====== Given material ======
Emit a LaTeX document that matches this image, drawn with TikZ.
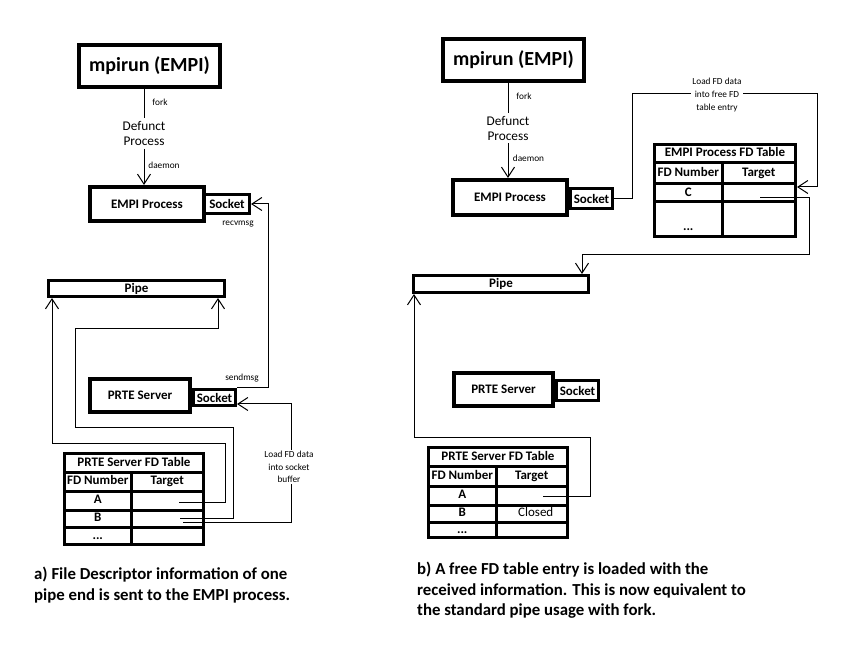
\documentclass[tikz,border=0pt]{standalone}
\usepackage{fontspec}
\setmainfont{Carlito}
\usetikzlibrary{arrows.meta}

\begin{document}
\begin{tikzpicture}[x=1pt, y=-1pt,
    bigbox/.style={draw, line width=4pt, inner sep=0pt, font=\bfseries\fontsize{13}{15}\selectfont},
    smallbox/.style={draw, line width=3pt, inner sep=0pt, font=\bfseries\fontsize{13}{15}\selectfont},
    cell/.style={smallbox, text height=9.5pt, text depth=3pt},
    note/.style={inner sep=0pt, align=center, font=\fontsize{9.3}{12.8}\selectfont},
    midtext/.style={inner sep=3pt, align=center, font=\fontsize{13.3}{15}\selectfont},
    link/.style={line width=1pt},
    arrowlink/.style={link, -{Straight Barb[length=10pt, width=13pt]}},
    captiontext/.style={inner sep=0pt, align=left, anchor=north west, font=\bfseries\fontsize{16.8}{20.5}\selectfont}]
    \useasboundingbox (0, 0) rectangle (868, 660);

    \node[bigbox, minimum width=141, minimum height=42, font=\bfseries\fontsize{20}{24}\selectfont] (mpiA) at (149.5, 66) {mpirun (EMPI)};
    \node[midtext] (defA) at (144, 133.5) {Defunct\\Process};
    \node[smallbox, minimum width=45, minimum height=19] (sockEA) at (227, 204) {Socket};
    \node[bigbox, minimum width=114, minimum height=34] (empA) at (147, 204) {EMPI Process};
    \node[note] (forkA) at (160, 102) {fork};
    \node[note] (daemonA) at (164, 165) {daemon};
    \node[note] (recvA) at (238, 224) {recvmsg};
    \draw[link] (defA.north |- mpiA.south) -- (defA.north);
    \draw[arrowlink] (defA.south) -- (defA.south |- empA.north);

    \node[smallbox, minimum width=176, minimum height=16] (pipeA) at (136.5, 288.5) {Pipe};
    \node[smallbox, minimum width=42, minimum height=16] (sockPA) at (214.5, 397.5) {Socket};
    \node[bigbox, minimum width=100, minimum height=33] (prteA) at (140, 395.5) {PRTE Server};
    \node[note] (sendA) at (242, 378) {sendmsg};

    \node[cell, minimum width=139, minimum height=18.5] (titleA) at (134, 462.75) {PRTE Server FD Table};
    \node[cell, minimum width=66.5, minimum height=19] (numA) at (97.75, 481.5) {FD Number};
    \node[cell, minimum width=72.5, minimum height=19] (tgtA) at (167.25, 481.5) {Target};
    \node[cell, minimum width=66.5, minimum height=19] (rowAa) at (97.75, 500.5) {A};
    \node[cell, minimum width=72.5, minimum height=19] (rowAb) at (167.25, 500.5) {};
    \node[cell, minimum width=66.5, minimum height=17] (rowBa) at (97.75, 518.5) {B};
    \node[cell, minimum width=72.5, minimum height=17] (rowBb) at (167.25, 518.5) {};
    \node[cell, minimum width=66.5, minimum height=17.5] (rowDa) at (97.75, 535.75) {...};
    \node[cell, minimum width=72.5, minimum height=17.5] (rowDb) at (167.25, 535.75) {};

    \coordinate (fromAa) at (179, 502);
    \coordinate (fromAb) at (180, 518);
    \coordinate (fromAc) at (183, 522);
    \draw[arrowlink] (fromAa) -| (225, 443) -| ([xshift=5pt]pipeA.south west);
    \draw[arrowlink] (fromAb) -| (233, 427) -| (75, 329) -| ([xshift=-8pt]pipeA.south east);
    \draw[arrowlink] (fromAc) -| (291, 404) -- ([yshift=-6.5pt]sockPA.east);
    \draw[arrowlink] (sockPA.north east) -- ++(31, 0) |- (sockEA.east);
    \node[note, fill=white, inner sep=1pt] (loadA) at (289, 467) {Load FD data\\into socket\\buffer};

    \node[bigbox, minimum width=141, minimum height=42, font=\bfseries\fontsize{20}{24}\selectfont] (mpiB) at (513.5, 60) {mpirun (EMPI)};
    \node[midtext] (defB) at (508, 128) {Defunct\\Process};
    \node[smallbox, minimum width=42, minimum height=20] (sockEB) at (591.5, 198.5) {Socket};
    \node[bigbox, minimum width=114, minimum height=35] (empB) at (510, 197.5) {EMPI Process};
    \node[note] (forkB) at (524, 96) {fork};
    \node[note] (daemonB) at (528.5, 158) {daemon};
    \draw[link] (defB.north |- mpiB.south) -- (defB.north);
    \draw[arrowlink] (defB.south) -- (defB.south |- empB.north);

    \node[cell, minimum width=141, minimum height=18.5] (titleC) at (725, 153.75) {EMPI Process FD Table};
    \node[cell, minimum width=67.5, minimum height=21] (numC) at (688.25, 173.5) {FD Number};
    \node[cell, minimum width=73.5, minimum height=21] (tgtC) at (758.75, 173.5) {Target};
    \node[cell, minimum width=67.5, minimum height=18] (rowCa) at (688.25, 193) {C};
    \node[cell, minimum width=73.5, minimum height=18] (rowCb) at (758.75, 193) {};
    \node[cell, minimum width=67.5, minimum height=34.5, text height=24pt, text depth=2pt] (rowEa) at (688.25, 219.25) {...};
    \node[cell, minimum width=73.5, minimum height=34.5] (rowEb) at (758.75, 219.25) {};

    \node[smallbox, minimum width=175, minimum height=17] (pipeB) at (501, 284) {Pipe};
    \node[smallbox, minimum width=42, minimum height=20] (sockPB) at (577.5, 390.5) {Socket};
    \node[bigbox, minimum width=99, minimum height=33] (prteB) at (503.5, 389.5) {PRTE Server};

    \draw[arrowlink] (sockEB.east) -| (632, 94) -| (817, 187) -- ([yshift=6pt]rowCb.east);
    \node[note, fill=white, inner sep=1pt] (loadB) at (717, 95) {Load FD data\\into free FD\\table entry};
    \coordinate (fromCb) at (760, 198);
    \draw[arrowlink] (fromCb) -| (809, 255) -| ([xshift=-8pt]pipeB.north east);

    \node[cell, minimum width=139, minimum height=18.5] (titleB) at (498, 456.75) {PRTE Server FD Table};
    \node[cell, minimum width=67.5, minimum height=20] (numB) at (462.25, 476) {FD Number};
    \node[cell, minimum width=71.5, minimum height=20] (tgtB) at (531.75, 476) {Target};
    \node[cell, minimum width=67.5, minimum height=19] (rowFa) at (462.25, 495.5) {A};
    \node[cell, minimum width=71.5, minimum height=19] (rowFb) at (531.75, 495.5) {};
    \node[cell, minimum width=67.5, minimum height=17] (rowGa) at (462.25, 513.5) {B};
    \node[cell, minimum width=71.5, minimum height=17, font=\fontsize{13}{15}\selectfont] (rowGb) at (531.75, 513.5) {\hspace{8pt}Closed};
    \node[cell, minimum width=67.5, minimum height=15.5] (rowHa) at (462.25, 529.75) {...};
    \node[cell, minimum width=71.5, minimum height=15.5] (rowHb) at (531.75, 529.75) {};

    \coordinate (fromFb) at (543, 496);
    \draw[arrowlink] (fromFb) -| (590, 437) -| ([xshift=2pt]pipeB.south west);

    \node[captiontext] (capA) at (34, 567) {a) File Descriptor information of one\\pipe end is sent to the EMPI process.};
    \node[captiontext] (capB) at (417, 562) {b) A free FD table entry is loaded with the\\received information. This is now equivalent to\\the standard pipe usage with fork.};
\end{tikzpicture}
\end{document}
======
Set problem -
Reproduce all of the data exactly, omitting each picture it holds.

Expected answer -
Emit a LaTeX document that matches this image, drawn with TikZ.
\documentclass[tikz,border=0pt]{standalone}
\usepackage{fontspec}
\setmainfont{Carlito}
\usetikzlibrary{arrows.meta}

\begin{document}
\begin{tikzpicture}[x=1pt, y=-1pt,
    bigbox/.style={draw, line width=4pt, inner sep=0pt, font=\bfseries\fontsize{13}{15}\selectfont},
    smallbox/.style={draw, line width=3pt, inner sep=0pt, font=\bfseries\fontsize{13}{15}\selectfont},
    cell/.style={smallbox, text height=9.5pt, text depth=3pt},
    note/.style={inner sep=0pt, align=center, font=\fontsize{9.3}{12.8}\selectfont},
    midtext/.style={inner sep=3pt, align=center, font=\fontsize{13.3}{15}\selectfont},
    link/.style={line width=1pt},
    arrowlink/.style={link, -{Straight Barb[length=10pt, width=13pt]}},
    captiontext/.style={inner sep=0pt, align=left, anchor=north west, font=\bfseries\fontsize{16.8}{20.5}\selectfont}]
    \useasboundingbox (0, 0) rectangle (868, 660);

    \node[bigbox, minimum width=141, minimum height=42, font=\bfseries\fontsize{20}{24}\selectfont] (mpiA) at (149.5, 66) {mpirun (EMPI)};
    \node[midtext] (defA) at (144, 133.5) {Defunct\\Process};
    \node[smallbox, minimum width=45, minimum height=19] (sockEA) at (227, 204) {Socket};
    \node[bigbox, minimum width=114, minimum height=34] (empA) at (147, 204) {EMPI Process};
    \node[note] (forkA) at (160, 102) {fork};
    \node[note] (daemonA) at (164, 165) {daemon};
    \node[note] (recvA) at (238, 224) {recvmsg};
    \draw[link] (defA.north |- mpiA.south) -- (defA.north);
    \draw[arrowlink] (defA.south) -- (defA.south |- empA.north);

    \node[smallbox, minimum width=176, minimum height=16] (pipeA) at (136.5, 288.5) {Pipe};
    \node[smallbox, minimum width=42, minimum height=16] (sockPA) at (214.5, 397.5) {Socket};
    \node[bigbox, minimum width=100, minimum height=33] (prteA) at (140, 395.5) {PRTE Server};
    \node[note] (sendA) at (242, 378) {sendmsg};

    \node[cell, minimum width=139, minimum height=18.5] (titleA) at (134, 462.75) {PRTE Server FD Table};
    \node[cell, minimum width=66.5, minimum height=19] (numA) at (97.75, 481.5) {FD Number};
    \node[cell, minimum width=72.5, minimum height=19] (tgtA) at (167.25, 481.5) {Target};
    \node[cell, minimum width=66.5, minimum height=19] (rowAa) at (97.75, 500.5) {A};
    \node[cell, minimum width=72.5, minimum height=19] (rowAb) at (167.25, 500.5) {};
    \node[cell, minimum width=66.5, minimum height=17] (rowBa) at (97.75, 518.5) {B};
    \node[cell, minimum width=72.5, minimum height=17] (rowBb) at (167.25, 518.5) {};
    \node[cell, minimum width=66.5, minimum height=17.5] (rowDa) at (97.75, 535.75) {...};
    \node[cell, minimum width=72.5, minimum height=17.5] (rowDb) at (167.25, 535.75) {};

    \coordinate (fromAa) at (179, 502);
    \coordinate (fromAb) at (180, 518);
    \coordinate (fromAc) at (183, 522);
    \draw[arrowlink] (fromAa) -| (225, 443) -| ([xshift=5pt]pipeA.south west);
    \draw[arrowlink] (fromAb) -| (233, 427) -| (75, 329) -| ([xshift=-8pt]pipeA.south east);
    \draw[arrowlink] (fromAc) -| (291, 404) -- ([yshift=-6.5pt]sockPA.east);
    \draw[arrowlink] (sockPA.north east) -- ++(31, 0) |- (sockEA.east);
    \node[note, fill=white, inner sep=1pt] (loadA) at (289, 467) {Load FD data\\into socket\\buffer};

    \node[bigbox, minimum width=141, minimum height=42, font=\bfseries\fontsize{20}{24}\selectfont] (mpiB) at (513.5, 60) {mpirun (EMPI)};
    \node[midtext] (defB) at (508, 128) {Defunct\\Process};
    \node[smallbox, minimum width=42, minimum height=20] (sockEB) at (591.5, 198.5) {Socket};
    \node[bigbox, minimum width=114, minimum height=35] (empB) at (510, 197.5) {EMPI Process};
    \node[note] (forkB) at (524, 96) {fork};
    \node[note] (daemonB) at (528.5, 158) {daemon};
    \draw[link] (defB.north |- mpiB.south) -- (defB.north);
    \draw[arrowlink] (defB.south) -- (defB.south |- empB.north);

    \node[cell, minimum width=141, minimum height=18.5] (titleC) at (725, 153.75) {EMPI Process FD Table};
    \node[cell, minimum width=67.5, minimum height=21] (numC) at (688.25, 173.5) {FD Number};
    \node[cell, minimum width=73.5, minimum height=21] (tgtC) at (758.75, 173.5) {Target};
    \node[cell, minimum width=67.5, minimum height=18] (rowCa) at (688.25, 193) {C};
    \node[cell, minimum width=73.5, minimum height=18] (rowCb) at (758.75, 193) {};
    \node[cell, minimum width=67.5, minimum height=34.5, text height=24pt, text depth=2pt] (rowEa) at (688.25, 219.25) {...};
    \node[cell, minimum width=73.5, minimum height=34.5] (rowEb) at (758.75, 219.25) {};

    \node[smallbox, minimum width=175, minimum height=17] (pipeB) at (501, 284) {Pipe};
    \node[smallbox, minimum width=42, minimum height=20] (sockPB) at (577.5, 390.5) {Socket};
    \node[bigbox, minimum width=99, minimum height=33] (prteB) at (503.5, 389.5) {PRTE Server};

    \draw[arrowlink] (sockEB.east) -| (632, 94) -| (817, 187) -- ([yshift=6pt]rowCb.east);
    \node[note, fill=white, inner sep=1pt] (loadB) at (717, 95) {Load FD data\\into free FD\\table entry};
    \coordinate (fromCb) at (760, 198);
    \draw[arrowlink] (fromCb) -| (809, 255) -| ([xshift=-8pt]pipeB.north east);

    \node[cell, minimum width=139, minimum height=18.5] (titleB) at (498, 456.75) {PRTE Server FD Table};
    \node[cell, minimum width=67.5, minimum height=20] (numB) at (462.25, 476) {FD Number};
    \node[cell, minimum width=71.5, minimum height=20] (tgtB) at (531.75, 476) {Target};
    \node[cell, minimum width=67.5, minimum height=19] (rowFa) at (462.25, 495.5) {A};
    \node[cell, minimum width=71.5, minimum height=19] (rowFb) at (531.75, 495.5) {};
    \node[cell, minimum width=67.5, minimum height=17] (rowGa) at (462.25, 513.5) {B};
    \node[cell, minimum width=71.5, minimum height=17, font=\fontsize{13}{15}\selectfont] (rowGb) at (531.75, 513.5) {\hspace{8pt}Closed};
    \node[cell, minimum width=67.5, minimum height=15.5] (rowHa) at (462.25, 529.75) {...};
    \node[cell, minimum width=71.5, minimum height=15.5] (rowHb) at (531.75, 529.75) {};

    \coordinate (fromFb) at (543, 496);
    \draw[arrowlink] (fromFb) -| (590, 437) -| ([xshift=2pt]pipeB.south west);

    \node[captiontext] (capA) at (34, 567) {a) File Descriptor information of one\\pipe end is sent to the EMPI process.};
    \node[captiontext] (capB) at (417, 562) {b) A free FD table entry is loaded with the\\received information. This is now equivalent to\\the standard pipe usage with fork.};
\end{tikzpicture}
\end{document}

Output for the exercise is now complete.